Based on the above, when there are charges of fraud, unethical or illegal conduct, breaches of fiduciary duty, or usurpation of entity opportunities, to name a few “serious” charges of wrongdoing commonly asserted in derivative actions, against the entity’s management, counsel should not concurrently represent the entity and those charged of wrongdoing. Here, the entity is better served by independent representation: there is no appearance of impropriety; there is no conflict to be raised by the individual to the court, and independent representation for the entity may help resolve the matter early and cost-effectively. Avoiding the appearance of conflicted representation by an attorney also ensures that the attorney acts with high ethical standards and retains his or her credibility with the court.

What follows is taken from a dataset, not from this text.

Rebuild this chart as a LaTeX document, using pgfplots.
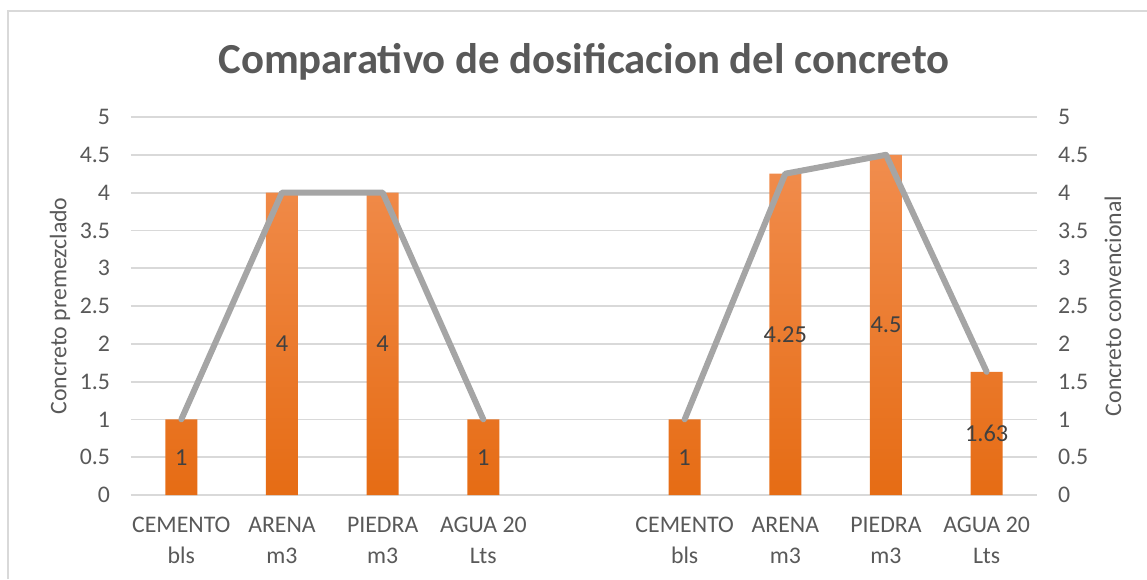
\documentclass[border=0pt]{standalone}
\usepackage{pgfplots}
\pgfplotsset{compat=1.18}
\usepackage{fontspec}
\setmainfont{Carlito}
\definecolor{txt}{HTML}{595959}
\definecolor{lbl}{HTML}{404040}
\definecolor{barTop}{HTML}{F18D4E}
\definecolor{barBot}{HTML}{E66C14}
\definecolor{lineG}{HTML}{A5A5A5}
\definecolor{gridG}{HTML}{D9D9D9}
\definecolor{frameG}{HTML}{D9D9D9}
\begin{document}
\begin{tikzpicture}
\path[use as bounding box] (0,0) rectangle (573.5pt,289.5pt);
\draw[frameG, line width=1pt] (4pt,0) -- (4pt,284pt) -- (573.5pt,284pt);
\begin{axis}[
  at={(65.5pt,42pt)}, anchor=south west,
  scale only axis, width=453pt, height=189pt,
  xmin=-0.5, xmax=8.5, ymin=0, ymax=5,
  ytick={0,0.5,...,5},
  yticklabels={0,0.5,1,1.5,2,2.5,3,3.5,4,4.5,5},
  xtick={0,1,2,3,5,6,7,8},
  xticklabels={{CEMENTO\\bls},{ARENA\\m3},{PIEDRA\\m3},{AGUA 20\\Lts},{CEMENTO\\bls},{ARENA\\m3},{PIEDRA\\m3},{AGUA 20\\Lts}},
  xticklabel style={align=center, font=\fontsize{11.9}{15.5}\selectfont, text=txt, yshift=-7.5pt},
  yticklabel style={font=\fontsize{11.9}{14}\selectfont, text=txt, xshift=-7pt},
  /pgf/number format/assume math mode=true,
  axis line style={draw=none},
  tick style={draw=none},
  ymajorgrids, major grid style={draw=gridG, line width=0.9pt},
  ylabel={Concreto premezclado},
  ylabel style={font=\fontsize{11.9}{14}\selectfont, text=txt, at={(-0.0784,0.5)}, anchor=center},
  title={\textbf{Comparativo de dosificacion del concreto}},
  title style={font=\fontsize{21.4}{24}\selectfont, text=txt, at={(0.5,1)}, anchor=base, yshift=16pt},
  clip=false,
]
\addplot[ybar, bar width=16pt, draw=none, top color=barTop, bottom color=barBot]
  coordinates {(0,1) (1,4) (2,4) (3,1) (5,1) (6,4.25) (7,4.5) (8,1.63)};
\addplot[lineG, line width=3pt, line join=round, line cap=round]
  coordinates {(0,1) (1,4) (2,4) (3,1)};
\addplot[lineG, line width=3pt, line join=round, line cap=round]
  coordinates {(5,1) (6,4.25) (7,4.5) (8,1.63)};
\addplot[only marks, mark=none, nodes near coords, point meta=explicit symbolic,
  every node near coord/.style={anchor=center, font=\fontsize{12.2}{14}\selectfont, text=lbl}]
  table[meta=lab] {
x y lab
0 0.5 1
1 2 4
2 2 4
3 0.5 1
5 0.5 1
6 2.125 4.25
7 2.25 4.5
8 0.815 1.63
};
\end{axis}
\begin{axis}[
  at={(65.5pt,42pt)}, anchor=south west,
  scale only axis, width=453pt, height=189pt,
  xmin=-0.5, xmax=8.5, ymin=0, ymax=5,
  axis x line=none, axis y line*=right,
  axis line style={draw=none},
  tick style={draw=none},
  ytick={0,0.5,...,5},
  yticklabels={0,0.5,1,1.5,2,2.5,3,3.5,4,4.5,5},
  yticklabel style={font=\fontsize{11.9}{14}\selectfont, text=txt, xshift=7pt},
  ylabel={Concreto convencional},
  ylabel style={font=\fontsize{11.9}{14}\selectfont, text=txt, at={(1.0839,0.5)}, anchor=center},
]
\end{axis}
\end{tikzpicture}
\end{document}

Derivative suits present complex legal and ethical questions, including questions about conflicts of interest. Understanding the differences between direct and derivative claims is necessary to examine whether the concurrent representation of the entity and the entity’s management is permitted if a derivative claim is asserted. Counsel must be cautious and thorough in investigating the viability of the claims and whether the derivative claims asserted represent “serious” charges of wrongdoing. If they do, independent counsel is necessary for the entity and the individuals comprising the entity’s management charged with wrongdoing.

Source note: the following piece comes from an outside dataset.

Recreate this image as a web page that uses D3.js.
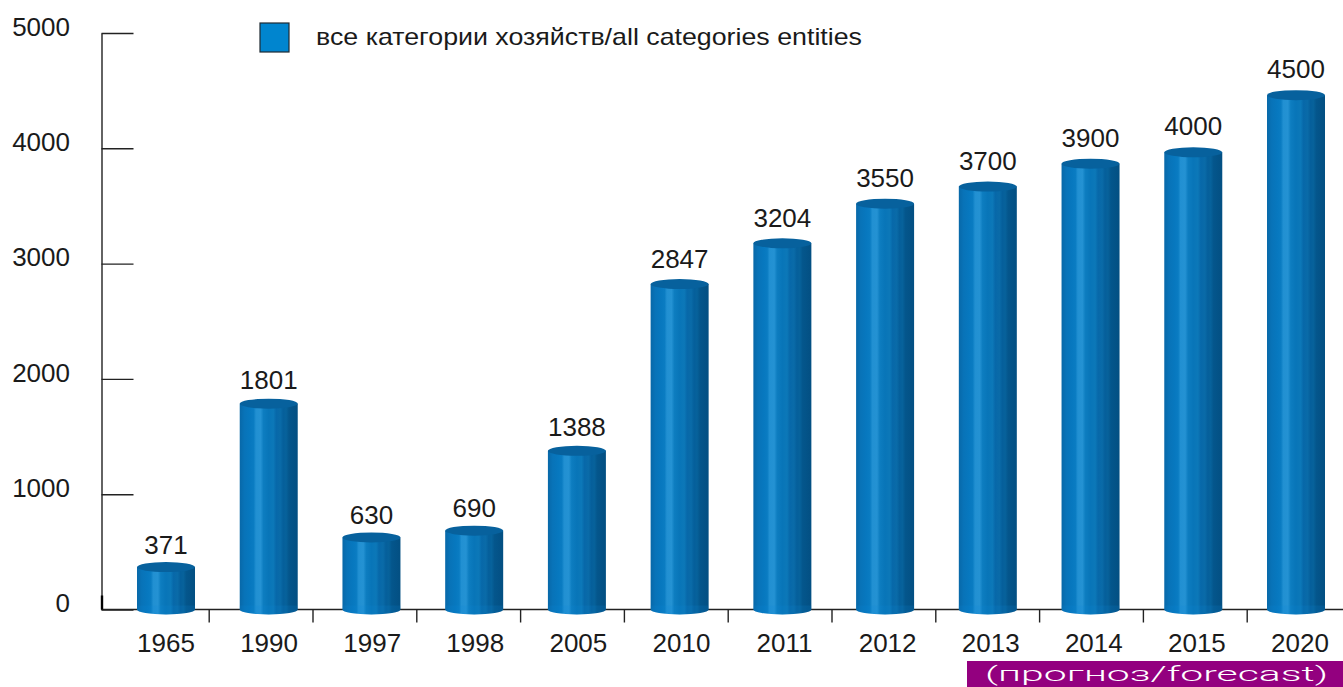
<!DOCTYPE html>
<html>
<head>
<meta charset="utf-8">
<script src="https://cdn.jsdelivr.net/npm/d3@7"></script>
<style>
html, body { margin: 0; padding: 0; background: #fff; }
svg { display: block; }
text { font-family: "Liberation Sans", Arial, sans-serif; fill: #1a1a1a; }
.domain, .tick line { stroke: #222; stroke-width: 1.4; }
</style>
</head>
<body>
<svg id="chart" width="1343" height="687"></svg>
<script>
'use strict'
const years = ['1965', '1990', '1997', '1998', '2005', '2010', '2011', '2012', '2013', '2014', '2015', '2020']
const values = [371, 1801, 630, 690, 1388, 2847, 3204, 3550, 3700, 3900, 4000, 4500]
const yTicks = [0, 1000, 2000, 3000, 4000, 5000]
const legendLabel = 'все категории хозяйств/all categories entities'
const forecastLabel = '(прогноз/forecast)'

const barWidth = 58
const capRy = 5

const svg = d3.select('#chart')

// the bars in the original sit on a slightly compressed value scale
const y = d3.scaleLinear().domain([0, 5000]).range([609.5, 33])
const yBar = d3.scaleLinear().domain([0, 5000]).range([609.5, 38])
const x = d3.scalePoint().domain(years).range([166, 1296])
const xLabel = d3.scalePoint().domain(years).range([166, 1300])
const xBand = d3.scaleBand().domain(years).range([105.4, 1351]).padding(0)

// shaded cylinder side: narrow highlight left of centre, darker on the right
const shade = [
    [0, '#0868a8'], [0.08, '#0873b8'], [0.18, '#0778bf'], [0.24, '#0a7cc2'], [0.28, '#2190d2'],
    [0.36, '#2492d3'], [0.41, '#0d7dc0'], [0.5, '#0875b8'], [0.58, '#0c78b8'], [0.63, '#0768a9'],
    [0.7, '#0a6ba8'], [0.75, '#055f9b'], [0.8, '#07629b'], [0.85, '#04568c'], [1, '#034f82'],
]
const defs = svg.append('defs')
defs.append('linearGradient')
    .attr('id', 'side')
    .selectAll('stop')
    .data(shade)
    .enter()
    .append('stop')
    .attr('offset', d => d[0])
    .attr('stop-color', d => d[1])

// axes
const yAxis = d3.axisLeft(y)
    .tickValues(yTicks)
    .tickFormat(d3.format('d'))
    .tickSize(-32)
    .tickPadding(31)
    .tickSizeOuter(0)
svg.append('g')
    .attr('transform', 'translate(101.5 0)')
    .call(yAxis)
    .call(g => g.selectAll('text')
        .attr('font-size', 26)
        .attr('dy', '0.32em')
        .style('font-family', '"Liberation Sans", Arial, sans-serif')
        .attr('dx', -0.5)
        .attr('transform', 'translate(0 -6)'))

const xAxis = d3.axisBottom(xBand)
    .tickValues(years.slice(1))
    .tickSize(13)
    .tickSizeOuter(0)
    .tickFormat('')
    .offset(0)
const xAxisG = svg.append('g')
    .attr('transform', 'translate(0 609.5)')
    .call(xAxis)
xAxisG.selectAll('.tick').attr('transform', d => 'translate(' + xBand(d) + ' 0)')
xAxisG.select('.domain').attr('d', 'M101.5,0H1343')

// short heavier stub at the foot of the value axis
svg.append('line')
    .attr('x1', 102).attr('x2', 102)
    .attr('y1', y(0) - 14).attr('y2', y(0))
    .attr('stroke', '#000').attr('stroke-width', 2.4)

// cylinders
const bars = svg.append('g')
    .selectAll('g')
    .data(years.map((year, i) => ({year: year, value: values[i]})))
    .enter()
    .append('g')
    .attr('transform', d => 'translate(' + x(d.year) + ' 0)')

const hw = barWidth / 2
bars.append('path')
    .attr('fill', 'url(#side)')
    .attr('d', d => 'M' + (-hw) + ',' + yBar(d.value) +
        'H' + hw + 'V' + yBar(0) +
        'A' + hw + ',' + capRy + ' 0 0 1 ' + (-hw) + ',' + yBar(0) + 'Z')

// lighter rim of the foot
bars.append('path')
    .attr('fill', '#0a8ad8')
    .attr('fill-opacity', 0.16)
    .attr('d', 'M' + (-hw) + ',' + (yBar(0) - 4) + 'H' + hw + 'V' + yBar(0) +
        'A' + hw + ',' + capRy + ' 0 0 1 ' + (-hw) + ',' + yBar(0) + 'Z')

bars.append('ellipse')
    .attr('cy', d => yBar(d.value))
    .attr('rx', hw)
    .attr('ry', capRy)
    .attr('fill', '#07619d')

svg.append('g')
    .selectAll('text')
    .data(values)
    .enter()
    .append('text')
    .attr('x', (d, i) => x(years[i]))
    .attr('y', d => y(d) - 13)
    .attr('text-anchor', 'middle')
    .attr('font-size', 26)
    .text(d => d)

svg.append('g')
    .selectAll('text')
    .data(years)
    .enter()
    .append('text')
    .attr('x', d => xLabel(d))
    .attr('y', 652)
    .attr('text-anchor', 'middle')
    .attr('font-size', 26)
    .text(d => d)

// legend
svg.append('rect')
    .attr('x', 260).attr('y', 23)
    .attr('width', 29).attr('height', 29)
    .attr('fill', '#0085cf')
    .attr('stroke', '#1f2a33')
    .attr('stroke-width', 1.2)
svg.append('text')
    .attr('x', 316).attr('y', 45)
    .attr('font-size', 24)
    .attr('textLength', 546)
    .attr('lengthAdjust', 'spacingAndGlyphs')
    .text(legendLabel)

// forecast banner, thin stretched lettering
svg.append('rect')
    .attr('x', 967).attr('y', 661)
    .attr('width', 376).attr('height', 26)
    .attr('fill', '#93007f')
svg.append('text')
    .attr('x', 985).attr('y', 681)
    .attr('font-size', 21)
    .attr('font-weight', 300)
    .attr('textLength', 343)
    .attr('lengthAdjust', 'spacingAndGlyphs')
    .style('font-family', 'Roboto, "Liberation Sans", sans-serif')
    .style('fill', '#fff')
    .text(forecastLabel)
</script>
</body>
</html>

Because of the growing number of derivative actions asserted in Minnesota, the law on conflicts of interest in this setting will also probably be expanded and further defined by Minnesota’s appellate courts. Counsel should continue to conduct their thorough analysis and investigation based on the Rules of Professional Conduct regarding the propriety of undertaking concurrent representation or continuing concurrent representation when derivative claims are asserted. Ensuring compliance with the Rules of Professional Conduct and ensuring that the entity is properly represented must be front and center throughout this analysis. At no time should conflicted representation be undertaken.